The irony is that the army probably would have changed course rather easily if they were told exactly what was expected of them; not just in tactical terms, but in terms of their strategic worldview.
They are actually not bad at taking directions. And at that time, the disaster in Iraq had not happened, the economy seemed strong, China was poorer, the gulf states were ready to do whatever needed to be done...it was a different time.
Jihadism is not a deeply held conviction for most of the Pakistani generals, its their insane zero-sum game with India and their lack of imagination that makes them prone to dream up notions like "strategic depth" and makes them helpless in the face of their few (but more far-sighted and determined) Jihadist colleagues.
Maybe it was assumed that the worldview would change by itself once they had three cups of tea with Mullen bahadur; or it was assumed that they HAVE no real worldview beyond willingness to collect payment for services rendered. But even if that were true, wouldnt such payments be an incentive to keep the epidemic going forever? (William Burroughs wrote that he once met an American working on the "Aftosa control commission" in Mexico and asked him how long the Aftosa would last.

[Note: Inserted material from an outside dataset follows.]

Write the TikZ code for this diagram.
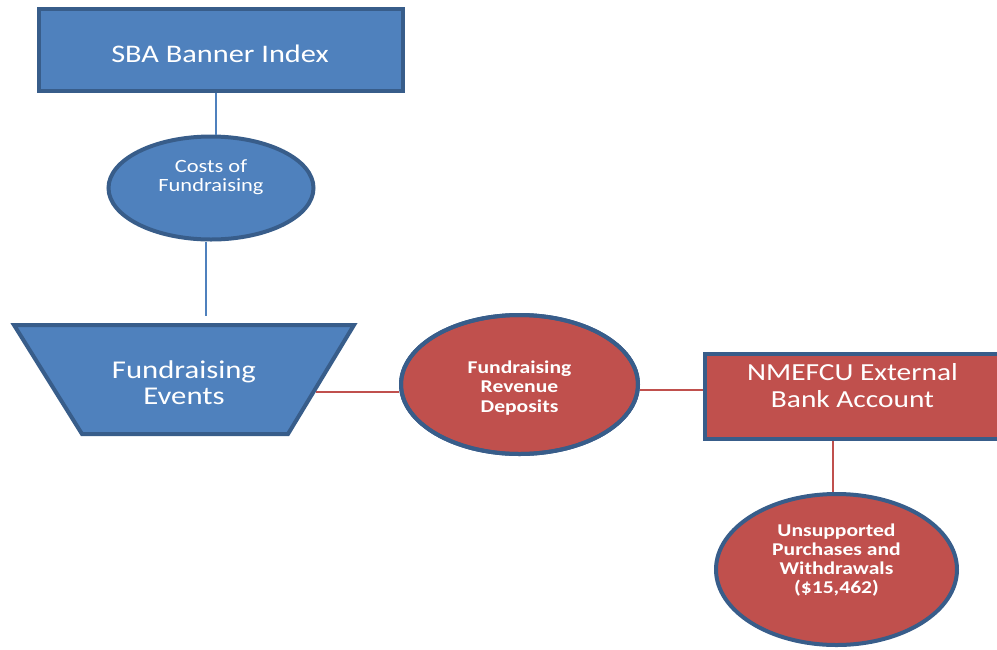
\documentclass[tikz,border=0pt]{standalone}
\usepackage{fontspec}
\newfontfamily\calfnt[FakeStretch=1.2]{Carlito}
\usetikzlibrary{shapes.geometric}
\definecolor{bfill}{HTML}{4F81BD}
\definecolor{bline}{HTML}{385D8A}
\definecolor{rfill}{HTML}{C0504D}
\tikzset{
  bluebox/.style={draw=bline, fill=bfill, line width=4pt, rectangle, inner sep=0pt},
  redbox/.style={draw=bline, fill=rfill, line width=4pt, rectangle, inner sep=0pt},
  blueell/.style={draw=bline, fill=bfill, line width=4pt, ellipse, inner sep=0pt},
  redell/.style={draw=bline, fill=rfill, line width=4pt, ellipse, inner sep=0pt},
  txt/.style={text=white, align=center, inner sep=0pt, font=\calfnt},
  boldtxt/.style={text=white, align=center, inner sep=0pt, font=\calfnt\bfseries\fontsize{18}{19.3}\selectfont},
  bconn/.style={draw=bfill, line width=2pt},
  rconn/.style={draw=rfill, line width=2pt}
}
\begin{document}
\begin{tikzpicture}[x=1pt,y=-1pt]
\useasboundingbox (0,0) rectangle (997,649);
% SBA Banner Index
\node[bluebox, minimum width=364pt, minimum height=82pt] (sba) at (221,50) {};
\node[txt, font=\calfnt\fontsize{25.3}{27}\selectfont] (sbatxt) at (220,54) {SBA Banner Index};
% Costs of Fundraising
\node[blueell, minimum width=205pt, minimum height=103pt] (cost) at (211,188) {};
\node[txt, font=\calfnt\fontsize{18.7}{19}\selectfont] (costtxt) at (211,177) {Costs of\\Fundraising};
% Fundraising Events trapezoid
\coordinate (tl) at (14,325);
\coordinate (tr) at (354,325);
\coordinate (br) at (288,434);
\coordinate (bl) at (82,434);
\draw[draw=bline, fill=bfill, line width=4pt, line join=miter] (tl) -- (tr) -- (br) -- (bl) -- cycle;
\node[txt, font=\calfnt\fontsize{25.6}{26}\selectfont] (events) at (184,383) {Fundraising\\Events};
\coordinate (evR) at (316,392);
\coordinate (evTop) at (206,316);
% Fundraising Revenue Deposits
\node[redell, minimum width=237pt, minimum height=139pt] (rev) at (519.5,384.5) {};
\node[boldtxt] (revtxt) at (519.5,388) {Fundraising\\Revenue\\Deposits};
% NMEFCU External Bank Account
\node[redbox, minimum width=295pt, minimum height=85pt] (bank) at (852.5,396.5) {};
\node[txt, font=\calfnt\fontsize{24.5}{27}\selectfont] (banktxt) at (852.5,386) {NMEFCU External\\Bank Account};
% Unsupported
\node[redell, minimum width=241pt, minimum height=151pt] (uns) at (836.5,569.5) {};
\node[boldtxt] (unstxt) at (836.5,560) {Unsupported\\Purchases and\\Withdrawals\\(\$15,462)};
% connectors
\draw[bconn] (216,0 |- sba.south) -- (216,0 |- cost.north);
\draw[bconn] ([xshift=-5pt]cost.south) -- (evTop);
\draw[rconn] (evR) -- (evR -| rev.west);
\draw[rconn] ([yshift=-5pt]rev.east) -- ([yshift=-5pt]rev.east -| bank.west);
\draw[rconn] (bank.south -| 833,0) -- (uns.north -| 833,0);
% redraw ellipse border over connector ends
\node[redell, minimum width=237pt, minimum height=139pt, fill=none] at (519.5,384.5) {};
\end{tikzpicture}
\end{document}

The inspector dreamily replied "as long as we can keep it going") ....Of course, there is always the accusation that the Aftosa control commissioners from America itself have no more incentive to put an end to the epidemic than their Pakistani "allies". This last view is commonly held among leftists and until I lived in America and "met" (on the internet and in life) a lot of the people, I was somewhat inclined to believe it myself. Now, I think most Americans are nowhere near as calculatingly evil as that accusation suggests..maybe some are, at some higher level that I have never had contact with (Dick Cheney?), but most don't seem to be. Naive maybe, maybe ignorant, sometimes arrogant, but not that convoluted in their thinking. Anyway, what next?
I'd be happy if the US went all old school total war on Wazeristan. It'd be cheaper than other options, and dead extremists don't cause problems because they're dead. That the area is a TAR argues against all the prickly offense that Pakistan likes to argue over sovereignty for all that matter.
Everyone understands that Pakistan & the ISI has and continues to be complete weasels about dealing with the Taliban. The fact is American leadership is demonstrating more patience with the sleazy state of affairs than the US public likes. Unfortunately too much of the Pakistani press is a lie filled sewer, so the public there and their leadership suffer from hearing too much of the lies they like to tell each other, and too little perspective that would go with truth.
The real choice Pakistan faces is to either solve these problems with a willing partner, or end up having some other country decide they've had enough of the terror & heroin export trade and solve the problem for them. Because as sure as the sun rises in the east, if someone else has to do it, they aren't going to play half as nice about it, and Pakistan's nukes aren't half the deterrent they think they are either.